Maqueta funeraria de la tumba de Meketre que representa un granero con escribas que documentan la producción. MET, Nueva York.
Maqueta funeraria de la tumba de Meketre que representa un granero con escribas que documentan la producción. MET, Nueva York.
PD
Intrigado, el fotógrafo avisó a Winlock para que acudiera de inmediato con linternas. Cansado tras un duro día de trabajo, Winlock se mostró remiso, pero finalmente accedió a echar un vistazo. Una vez en la tumba, se tendió en el suelo y enfocó un haz de luz hacia la abertura sin mucha convicción.

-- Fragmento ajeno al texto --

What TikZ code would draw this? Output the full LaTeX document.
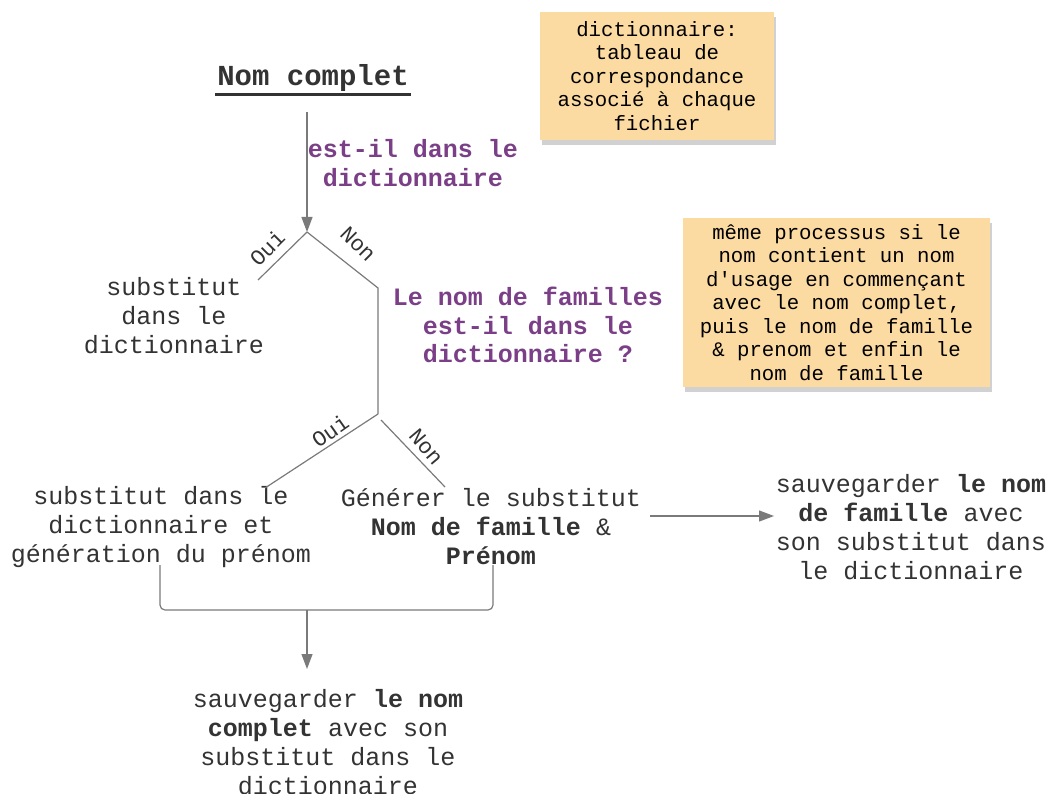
\documentclass[tikz,border=0pt]{standalone}
\usepackage{fontspec}
\setmainfont{Liberation Mono}
\usetikzlibrary{arrows.meta,shadows}
\definecolor{txt}{HTML}{333333}
\definecolor{purp}{HTML}{7B3F87}
\definecolor{notefill}{HTML}{FCDBA3}
\definecolor{ln}{HTML}{7A7A7A}
\begin{document}
\begin{tikzpicture}[x=1pt,y=-1pt,
  lbl/.style={text=txt, align=center, font=\fontsize{25}{29}\selectfont, inner sep=0pt},
  qst/.style={text=purp, align=center, font=\bfseries\fontsize{25}{28.5}\selectfont, inner sep=0pt},
  yn/.style={text=txt, font=\fontsize{22}{24}\selectfont, inner sep=0pt},
  notebox/.style={fill=notefill, align=center, text=black, inner sep=0pt,
    font=\fontsize{20.7}{23.5}\selectfont,
    drop shadow={shadow xshift=2pt, shadow yshift=-5pt, opacity=0.18, fill=black}},
  conn/.style={draw=ln, line width=1.2pt},
  arr/.style={conn, -{Triangle[length=15pt,width=11pt]}}]
\useasboundingbox (0,0) rectangle (1048,794);

% notes
\node[notebox, minimum width=234pt, minimum height=128pt] (n1) at (657,76)
  {dictionnaire:\\tableau de\\correspondance\\associé à chaque\\fichier};
\node[notebox, minimum width=307pt, minimum height=169pt] (n2) at (836.5,302.5)
  {même processus si le\\nom contient un nom\\d\textquotesingle usage en commençant\\avec le nom complet,\\puis le nom de famille\\\& prenom et enfin le\\nom de famille};

% title
\node[text=txt, font=\bfseries\fontsize{29}{32}\selectfont, inner sep=0pt] (title) at (313,78) {Nom complet};
\draw[txt, line width=2.4pt] ([yshift=-9pt,xshift=-2pt]title.base west) -- ([yshift=-9pt,xshift=2pt]title.base east);

% questions
\node[qst] (q1) at (413,163) {est-il dans le\\dictionnaire};
\node[qst] (q2) at (528,325) {Le nom de familles\\est-il dans le\\dictionnaire ?};

% texts
\node[lbl] (s1) at (174,316) {substitut\\dans le\\dictionnaire};
\node[lbl] (s2) at (161,527) {substitut dans le\\dictionnaire et\\génération du prénom};
\node[lbl] (gen) at (491,527) {Générer le substitut\\\textbf{Nom de famille} \&\\\textbf{Prénom}};
\node[lbl] (save2) at (911,527) {sauvegarder \textbf{le nom}\\\textbf{de famille} avec\\son substitut dans\\le dictionnaire};
\node[lbl] (save1) at (328,742) {sauvegarder \textbf{le nom}\\\textbf{complet} avec son\\substitut dans le\\dictionnaire};

% coordinates
\coordinate (a0) at (307,112);
\coordinate (j1) at (307,232);
\coordinate (o1) at (258,280);
\coordinate (k1) at (378,288);
\coordinate (j2) at (378,414);
\coordinate (o2) at (265,488);
\coordinate (m2) at (381,420);
\coordinate (k2) at (445,487);
\coordinate (b1) at (160,565);
\coordinate (b2) at (493,565);
\coordinate (bm) at (307,610);
\coordinate (e1) at (307,669);
\coordinate (r0) at (650,516);
\coordinate (r1) at (774,516);

% connectors
\draw[arr] (a0) -- (j1);
\draw[conn] (j1) -- (o1);
\draw[conn] (j1) -- (k1) -- (j2);
\draw[conn] (j2) -- (o2);
\draw[conn] (m2) -- (k2);
\draw[conn, rounded corners=5pt] (b1) -- (160,610) -- (493,610) -- (b2);
\draw[arr] (bm) -- (e1);
\draw[arr] (r0) -- (r1);

% yes/no labels
\node[yn, rotate=45] (y1) at (267,248) {Oui};
\node[yn, rotate=-45] (x1) at (358,244) {Non};
\node[yn, rotate=35] (y2) at (330,431) {Oui};
\node[yn, rotate=-50] (x2) at (426,447) {Non};
\end{tikzpicture}
\end{document}
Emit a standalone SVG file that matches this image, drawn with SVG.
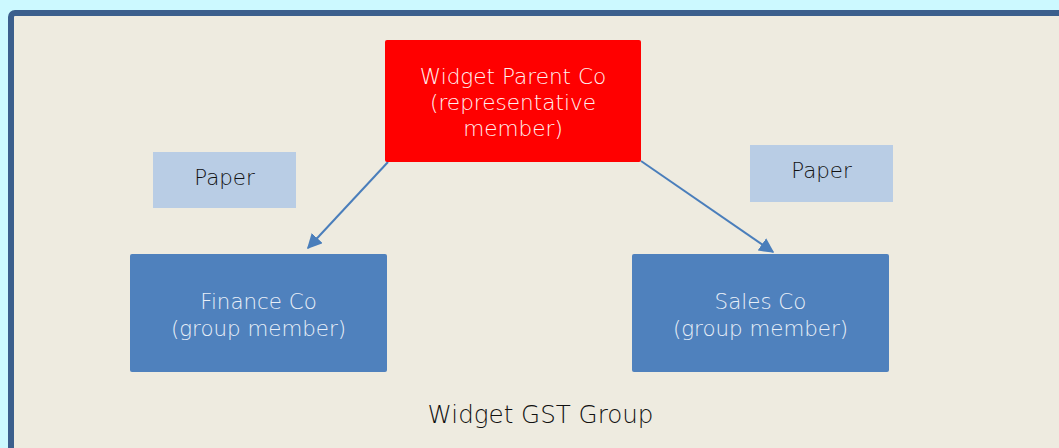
<svg xmlns="http://www.w3.org/2000/svg" width="1059" height="448" viewBox="0 0 1059 448">
  <style>
    text { font-family: "DejaVu Sans", "Liberation Sans", sans-serif; font-weight: 200; text-anchor: middle; }
    .lbl-light { fill: #FFF2F2; font-size: 21.6px; }
    .lbl-member { fill: #E8EFF8; font-size: 21.4px; }
    .lbl-dark { fill: #111111; font-size: 21.4px; }
    .title { fill: #111111; font-size: 24.6px; }
    .member { fill: #4F81BD; }
    .paper { fill: #B9CDE5; }
    .edge { stroke: #4A7EBB; stroke-width: 2; fill: none; }
  </style>
  <defs>
    <marker id="arrow" viewBox="0 0 10 10" refX="9" refY="5" markerWidth="7.5" markerHeight="7.5" markerUnits="strokeWidth" orient="auto">
      <path d="M0,0 L10,5 L0,10 Z" fill="#4A7EBB"/>
    </marker>
  </defs>

  <!-- backdrop and group frame -->
  <rect x="0" y="0" width="1059" height="448" fill="#CCF9FF"/>
  <rect id="group-frame" x="11" y="13" width="1080" height="460" rx="4" fill="#EEEBE0" stroke="#3B5F8D" stroke-width="6"/>

  <g id="connectors">
    <line class="edge" x1="388" y1="162" x2="308" y2="248" marker-end="url(#arrow)"/>
    <line class="edge" x1="641" y1="161" x2="773" y2="252" marker-end="url(#arrow)"/>
  </g>

  <g id="widget-parent-co">
    <rect x="385" y="40" width="256" height="122" rx="2" fill="#FF0000"/>
    <text class="lbl-light" x="513" y="84">Widget Parent Co</text>
    <text class="lbl-light" x="513" y="110">(representative</text>
    <text class="lbl-light" x="513" y="136">member)</text>
  </g>

  <g id="paper-left">
    <rect class="paper" x="153" y="152" width="143" height="56"/>
    <text class="lbl-dark" x="224.5" y="185">Paper</text>
  </g>

  <g id="paper-right">
    <rect class="paper" x="750" y="145" width="143" height="57"/>
    <text class="lbl-dark" x="821.5" y="178">Paper</text>
  </g>

  <g id="finance-co">
    <rect class="member" x="130" y="254" width="257" height="118" rx="2"/>
    <text class="lbl-member" x="258.5" y="309">Finance Co</text>
    <text class="lbl-member" x="258.5" y="336">(group member)</text>
  </g>

  <g id="sales-co">
    <rect class="member" x="632" y="254" width="257" height="118" rx="2"/>
    <text class="lbl-member" x="760.5" y="309">Sales Co</text>
    <text class="lbl-member" x="760.5" y="336">(group member)</text>
  </g>

  <g id="group-label">
    <text class="title" x="540.5" y="423">Widget GST Group</text>
  </g>
</svg>
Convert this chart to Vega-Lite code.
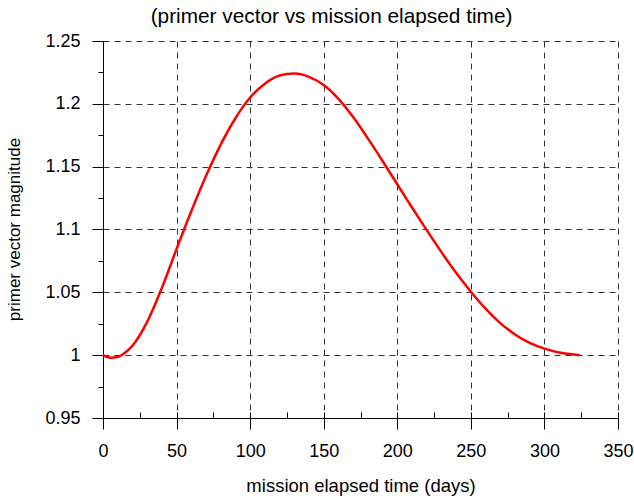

Para su sorpresa, la linterna reveló "una miríada de figuras de hombrecillos brillantemente pintados que hacían esto y lo otro". Más tarde, el arqueólogo evocaría de este modo el momento del descubrimiento: "Una alta y esbelta muchacha me devolvió la mirada con una compostura perfecta. Pequeños hombrecillos con palos en sus manos conducían bueyes moteados; remeros manejaban sus remos en una flota de botes, mientras que una embarcación parecía zozobrar directamente ante mis ojos con su proa precariamente equilibrada en el aire. Y todo se desarrollaba en el silencio más absoluto [...]".
Huellas milenarias
Al día siguiente, los arqueólogos penetraron en la estancia. Vieron que no era una cámara funeraria, sino una diminuta habitación donde se habían depositado veinticuatro pequeñas cajas de madera pintada que representaban talleres y patios en los que se movían cuidadores de ganado, carniceros, panaderos, cerveceros, hiladores, tejedores, carpinteros y escribas. Todos trabajaban afanosamente, ofreciendo una visión de cómo era la vida diaria en las propiedades de Meketre. Alrededor de las cajas se encontraban las maquetas de diez barcos con los que probablemente Meketre disfrutó de tranquilos viajes por el Nilo. En uno de ellos aparece sentado con su hijo pequeño y una cantante; en otro, un arpista ciego ameniza la velada. Todo ello tenía como finalidad recrear en el más allá la apacible y cómoda existencia de Meketre.
En la tumba se hallaron pequeñas cajas de madera pintada que representaban talleres y patios.

Figurillas que representan a personas elaborando pan y cerveza. Tumba de Meketre. MET, Nueva York.
Figurillas que representan a personas elaborando pan y cerveza. Tumba de Meketre. MET, Nueva York.
PD
Winlock observó que algunas figuras estaban rotas: a un pescador le faltaba un brazo y algunos botes mostraban marcas de quemaduras o tenían los mástiles partidos. Ciertas maquetas habían sido roídas por ratones y algunas tenían manchas de moscas y arañas, aunque los arqueólogos no hallaron pruebas de la presencia de estos animales en el interior de la cámara. Tal vez Meketre hizo preparar sus modelos funerarios mucho antes de morir y los guardó en algún rincón de su casa, donde sufrieron algunos desperfectos.
Los arqueólogos, que apenas podían permanecer en pie en aquella habitación atestada de objetos, fueron retirando con sumo cuidado los modelos de botes y las cajas repletas de figuras para llevarlos al exterior. Solo Winlock y un miembro de su equipo tocaron los objetos, con las manos envueltas en pañuelos para no dañarlos. Una vez bajo el ardiente sol egipcio, Winlock tuvo una última y emotiva sorpresa: vio que las maquetas estaban llenas de huellas dactilares... Y no eran las suyas, sino las de "los hombres que las habían trasladado a la tumba desde la casa en Tebas hacía cuatro mil años y las habían dejado allí para su largo descanso".